By the same law of nature in accordance with which the most insignificant organism is infinitely superior to the most cunning machine, any constitution, however defective, which allows free play for the spontaneous action of a majority of citizens is infinitely superior to absolutism, even though conducted with the greatest amount of humanity and genius; for the former is capable of development, and is therefore living, the latter remains what it is, that is it is dead. This law of nature also asserted itself in the case of the absolute military monarchy of Rome, and only the more completely because under the inspired guidance of its creator and in the absence of any real complications with foreign countries the development of that monarchy was less hampered and limited than any similar government. From the time of Cæsar, as Gibbon long ago pointed out, the Roman Empire had only an external cohesion and was only extended in mechanical fashion, whilst inwardly it wholly withered and expired with himself. If at the commencement of the autocracy and especially in Cæsar’s own mind there still prevailed a sanguine hope of a union of free popular development with absolute rule, even the government of the highly gifted emperors of the Julian line soon taught in terrible fashion how far it is possible to mingle fire and water in one vessel.
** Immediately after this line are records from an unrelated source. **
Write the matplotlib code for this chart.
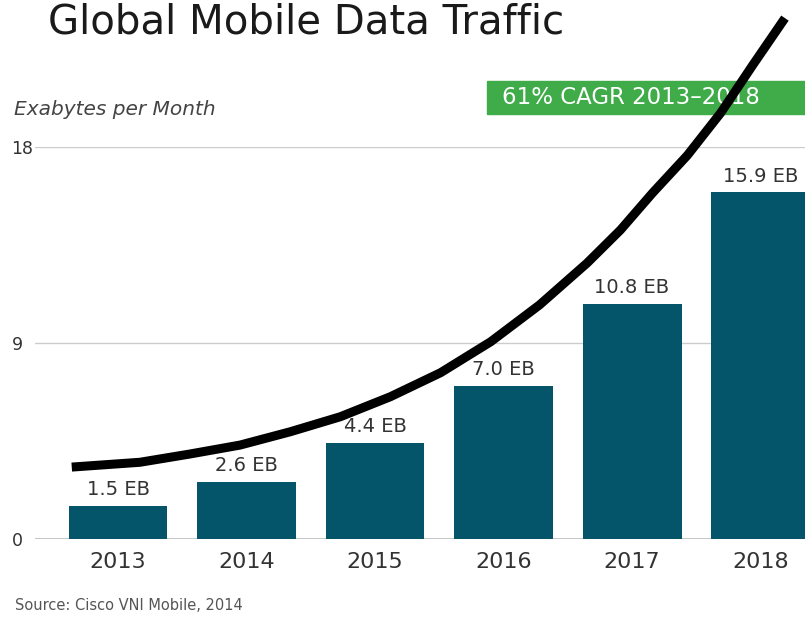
import matplotlib.pyplot as plt
from matplotlib.patches import Rectangle

# Data
years = ['2013', '2014', '2015', '2016', '2017', '2018']
traffic = [1.5, 2.6, 4.4, 7.0, 10.8, 15.9]
bar_labels = ['1.5 EB', '2.6 EB', '4.4 EB', '7.0 EB', '10.8 EB', '15.9 EB']

# growth curve (x = bar position, y = exabytes)
curve_x = [-0.36, 0.17, 0.56, 0.95, 1.34, 1.73, 2.12, 2.51, 2.90, 3.28,
           3.65, 3.91, 4.16, 4.43, 4.69, 4.94, 5.19]
curve_y = [3.30, 3.52, 3.90, 4.31, 4.92, 5.61, 6.53, 7.63, 9.05, 10.74,
           12.66, 14.18, 15.88, 17.60, 19.55, 21.75, 23.90]

yticks = [0, 9, 18]

plt.rcParams['font.family'] = ['DejaVu Sans']

fig = plt.figure(figsize=(8.05, 6.17), dpi=100)
ax = fig.add_axes([35 / 805, 78 / 617, 770 / 805, 392.3 / 617])

pos = list(range(len(years)))
bars = ax.bar(pos, traffic, width=0.77, color='#04546A', zorder=2)
ax.bar_label(bars, labels=bar_labels, padding=5, fontsize=14, color='#333333')

ax.plot(curve_x, curve_y, color='black', lw=6.5, solid_capstyle='butt',
        solid_joinstyle='round', clip_on=False, zorder=6)

ax.set_xlim(-0.646, 5.346)
ax.set_ylim(0, 18)

for s in ax.spines.values():
    s.set_visible(False)

ax.set_yticks(yticks)
ax.set_yticklabels([str(t) for t in yticks])
ax.yaxis.grid(True, color='#cccccc', lw=1)
ax.axhline(0, color='#bbbbbb', lw=1.2, zorder=1)
ax.tick_params(axis='y', length=0, pad=17, labelsize=12.5, labelcolor='#333333')
for lab in ax.get_yticklabels():
    lab.set_horizontalalignment('left')

ax.set_xticks(pos)
ax.set_xticklabels(years)
ax.tick_params(axis='x', length=0, pad=9, labelsize=16, labelcolor='#333333')

# title, axis note, source
fig.text(48 / 805, 1 - 33 / 617, 'Global Mobile Data Traffic', fontsize=29,
         color='#1a1a1a', va='baseline')
fig.text(14 / 805, 1 - 115 / 617, 'Exabytes per Month', fontsize=14.5,
         style='italic', color='#444444', va='baseline')
fig.text(15 / 805, 1 - 610 / 617, 'Source: Cisco VNI Mobile, 2014', fontsize=10.5,
         color='#555555', va='baseline')

# green CAGR tag, drawn under the curve
ax.add_patch(Rectangle((487 / 805, 1 - 114 / 617), 330 / 805, 33 / 617,
                       transform=fig.transFigure, color='#3fab49',
                       clip_on=False, zorder=4))
ax.text(502 / 805, 1 - 98 / 617, '61% CAGR 2013\u20132018', transform=fig.transFigure,
        fontsize=16.5, color='white', va='center', ha='left', zorder=5)

fig.savefig('out.png', dpi=100)
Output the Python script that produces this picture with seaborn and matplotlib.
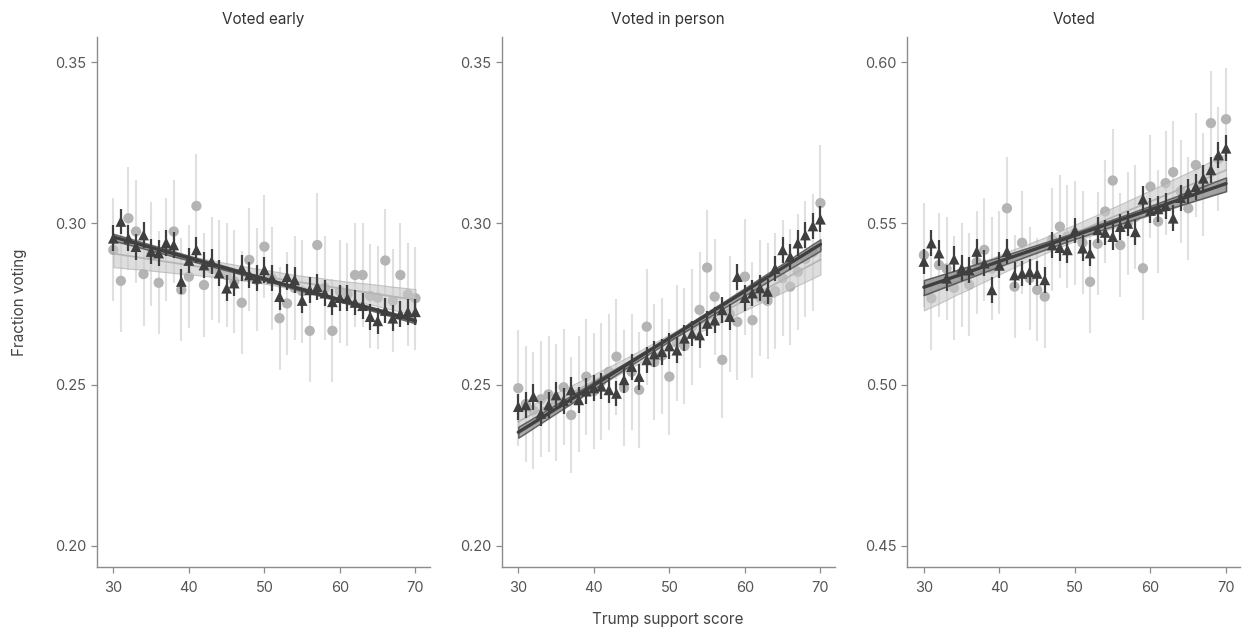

Cæsar’s work was necessary and beneficial, not because it did or could of itself bring blessing, but because an absolute military monarchy was the least of evils and the logical and necessary conclusion determined by the ancient organisation, founded as it was on slavery and entirely alien to republican and constitutional representation, and by the legal constitution of the city, which in the course of five hundred years had ripened into an oligarchical absolutism. But history will not consent to diminish the honour of the true Cæsar because where there are spurious Cæsars a similar device may bewilder simplicity and furnish evil with an opportunity for lying and fraud. History too is a bible, and if it no more than the latter can defend itself from being misunderstood by the fool or quoted by the devil, it too will be in a position to endure and render his due to each.[d]

FOOTNOTES

[129] The latus clavus was a broad stripe of purple, in the form of a ribbon, sewed to the tunic on the fore part. There were properly two such; and it was broad, to distinguish it from that of the equites, who wore a narrow one.

[130] [This interesting extract contains, of course, much unfounded gossip. In general we should set down as historical those acts and sayings only which could be known to the public or which were immediately recorded.]